Required work:
Return the count of lines with the string "this" in them, and nothing else.

--- start Information supplied ---

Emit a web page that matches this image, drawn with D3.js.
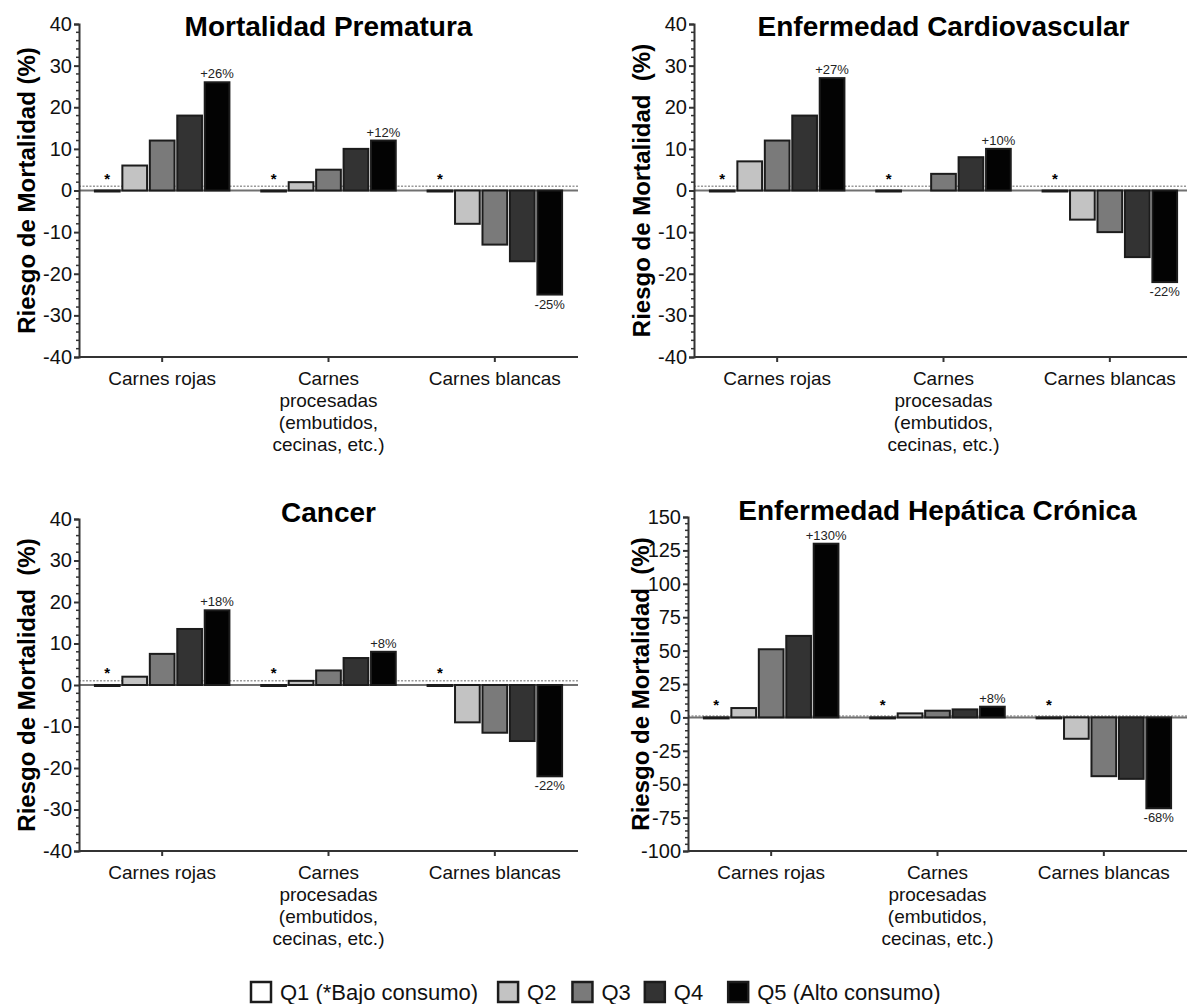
<!DOCTYPE html>
<html>
<head>
<meta charset="utf-8">
<script src="https://cdn.jsdelivr.net/npm/d3@7"></script>
<style>
  body { margin: 0; background: #fff; }
  svg { font-family: "Liberation Sans", Arial, sans-serif; }
  .ylab { white-space: pre; }
</style>
</head>
<body>
<svg id="chart" width="1187" height="1004"></svg>
<script>
// data
var groupLines = [["Carnes rojas"], ["Carnes", "procesadas", "(embutidos,", "cecinas, etc.)"], ["Carnes blancas"]];
var quintiles = ["Q1", "Q2", "Q3", "Q4", "Q5"];
var legendLabels = ["Q1 (*Bajo consumo)", "Q2", "Q3", "Q4", "Q5 (Alto consumo)"];
var titles = ["Mortalidad Prematura", "Enfermedad Cardiovascular", "Cancer", "Enfermedad Hepática Crónica"];
var yTitles = ["Riesgo de Mortalidad (%)", "Riesgo de Mortalidad  (%)", "Riesgo de Mortalidad  (%)", "Riesgo de Mortalidad  (%)"];

var valuesPrematura = [[0, 6, 12, 18, 26], [0, 2, 5, 10, 12], [0, -8, -13, -17, -25]];
var valuesCardio    = [[0, 7, 12, 18, 27], [0, null, 4, 8, 10], [0, -7, -10, -16, -22]];
var valuesCancer    = [[0, 2, 7.5, 13.5, 18], [0, 1, 3.5, 6.5, 8], [0, -9, -11.5, -13.5, -22]];
var valuesHepatica  = [[0, 7, 51, 61, 130], [0, 3, 5, 6, 8], [0, -16, -44, -46, -68]];

var labelsPrematura = ["+26%", "+12%", "-25%"];
var labelsCardio    = ["+27%", "+10%", "-22%"];
var labelsCancer    = ["+18%", "+8%", "-22%"];
var labelsHepatica  = ["+130%", "+8%", "-68%"];

var yDomains = [[-40, 40], [-40, 40], [-40, 40], [-100, 150]];
var yMajor = [10, 10, 10, 25];
var yMinor = [2, 2, 2, 5];

var fills = ["#ffffff", "#c3c3c3", "#7a7a7a", "#333333", "#030303"];

// layout of the four panels
var panels = [
  {x0: 79,  x1: 578,  top: 24,  bottom: 357, ylabX: 27,  values: valuesPrematura, labels: labelsPrematura},
  {x0: 694, x1: 1193, top: 24,  bottom: 357, ylabX: 642, values: valuesCardio,    labels: labelsCardio},
  {x0: 79,  x1: 578,  top: 519, bottom: 851, ylabX: 27,  values: valuesCancer,    labels: labelsCancer},
  {x0: 688, x1: 1187, top: 517, bottom: 851, ylabX: 641, values: valuesHepatica,  labels: labelsHepatica}
];

var svg = d3.select("#chart");

var drawPanel = function(p, k) {
  var g = svg.append("g");
  var x = d3.scaleBand().domain(d3.range(3)).range([p.x0, p.x1]);
  var xq = d3.scaleBand().domain(quintiles).range([-70, 70]).padding(0.1);
  var y = d3.scaleLinear().domain(yDomains[k]).range([p.bottom, p.top]);

  // title
  g.append("text")
   .attr("x", (p.x0 + p.x1) / 2).attr("y", p.top + (k < 2 ? 12 : 3))
   .attr("text-anchor", "middle")
   .style("font-size", "28px").style("font-weight", "bold")
   .text(titles[k]);

  // y title
  g.append("text")
   .attr("class", "ylab")
   .attr("transform", "translate(" + p.ylabX + "," + ((p.top + p.bottom) / 2) + ") rotate(-90)")
   .attr("text-anchor", "middle").attr("dy", "0.35em")
   .style("font-size", "24px").style("font-weight", "bold")
   .text(yTitles[k]);

  // dotted reference line
  g.append("line")
   .attr("x1", p.x0).attr("x2", p.x1)
   .attr("y1", y(1)).attr("y2", y(1))
   .style("stroke", "#9a9a9a").style("stroke-width", 1.5)
   .style("stroke-dasharray", "2,1.5");

  // zero line
  g.append("line")
   .attr("x1", p.x0).attr("x2", p.x1)
   .attr("y1", y(0)).attr("y2", y(0))
   .style("stroke", "#707070").style("stroke-width", 2);

  // bars
  var grp = g.selectAll("g.grp").data(p.values).enter()
    .append("g").attr("class", "grp")
    .attr("transform", function(d, i) { return "translate(" + (x(i) + x.bandwidth() / 2) + ",0)"; });

  grp.selectAll("rect").data(function(d) {
      return d.map(function(v, i) { return {q: quintiles[i], v: v, i: i}; })
              .filter(function(e) { return e.v !== null; });
    }).enter()
    .append("rect")
    .attr("x", function(e) { return xq(e.q); })
    .attr("width", xq.bandwidth())
    .attr("y", function(e) { return Math.min(y(e.v), y(0)); })
    .attr("height", function(e) { return Math.max(1, Math.abs(y(e.v) - y(0))); })
    .style("fill", function(e) { return fills[e.i]; })
    .style("stroke", "#1c1c1c").style("stroke-width", 2);

  // asterisks over Q1
  grp.append("text")
     .attr("x", xq("Q1") + xq.bandwidth() / 2)
     .attr("y", y(0) - 7)
     .attr("text-anchor", "middle")
     .style("font-size", "15px").style("font-weight", "bold")
     .text("*");

  // percent labels on Q5
  grp.append("text")
     .attr("x", xq("Q5") + xq.bandwidth() / 2)
     .attr("y", function(d) { var v = d[4]; return v >= 0 ? y(v) - 4 : y(v) + 14; })
     .attr("text-anchor", "middle")
     .style("font-size", "13px").style("fill", "#222")
     .text(function(d, i) { return p.labels[i]; });

  // y axis
  var yAxis = g.append("g").attr("transform", "translate(" + p.x0 + ",0)")
    .call(d3.axisLeft(y).tickValues(d3.range(yDomains[k][0], yDomains[k][1] + 0.01, yMajor[k]))
          .tickSize(5).tickPadding(2).tickFormat(function(v) { return String(v); }));
  yAxis.select(".domain").style("stroke", "#333").style("stroke-width", 2);
  yAxis.selectAll(".tick line").style("stroke", "#333").style("stroke-width", 2);
  yAxis.selectAll(".tick text").style("font-size", "20px").style("fill", "#111")
       .attr("font-family", "Liberation Sans, Arial, sans-serif");

  // minor ticks
  var minors = d3.range(yDomains[k][0], yDomains[k][1] + 0.01, yMinor[k])
                 .filter(function(v) { return v % yMajor[k] !== 0; });
  g.selectAll("line.minor").data(minors).enter()
   .append("line").attr("class", "minor")
   .attr("x1", p.x0 - 3).attr("x2", p.x0)
   .attr("y1", function(v) { return y(v); }).attr("y2", function(v) { return y(v); })
   .style("stroke", "#333").style("stroke-width", 1.5);

  // x axis
  var xAxis = g.append("g").attr("transform", "translate(0," + p.bottom + ")")
    .call(d3.axisBottom(x).tickSize(5).tickFormat(""));
  xAxis.select(".domain").attr("d", "M" + p.x0 + ",0H" + p.x1)
       .style("stroke", "#333").style("stroke-width", 2);
  xAxis.selectAll(".tick line").style("stroke", "#333").style("stroke-width", 2);

  // x labels
  g.selectAll("text.xlab").data(groupLines).enter()
   .append("text").attr("class", "xlab")
   .attr("text-anchor", "middle")
   .style("font-size", "19px").style("fill", "#111")
   .each(function(lines, i) {
     d3.select(this).selectAll("tspan").data(lines).enter()
       .append("tspan")
       .attr("x", x(i) + x.bandwidth() / 2)
       .attr("y", function(l, j) { return p.bottom + 28 + j * 22; })
       .text(function(l) { return l; });
   });
};

panels.forEach(drawPanel);

// legend
var legend = svg.append("g");
var items = legend.selectAll("g.item").data(legendLabels).enter()
  .append("g").attr("class", "item");
items.append("rect")
  .attr("width", 20).attr("height", 20)
  .attr("y", 982)
  .style("fill", function(d, i) { return fills[i]; })
  .style("stroke", "#1c1c1c").style("stroke-width", 2.5);
items.append("text")
  .attr("x", 29).attr("y", 1000)
  .style("font-size", "22px").style("fill", "#111")
  .text(function(d) { return d; });

var gaps = [20, 16, 14, 25];
var cx = 251;
items.each(function(d, i) {
  d3.select(this).attr("transform", "translate(" + cx + ",0)");
  var w = d3.select(this).select("text").node().getComputedTextLength();
  cx += 29 + w + (gaps[i] || 0);
});
</script>
</body>
</html>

--- end Information supplied ---

Problem solution:
4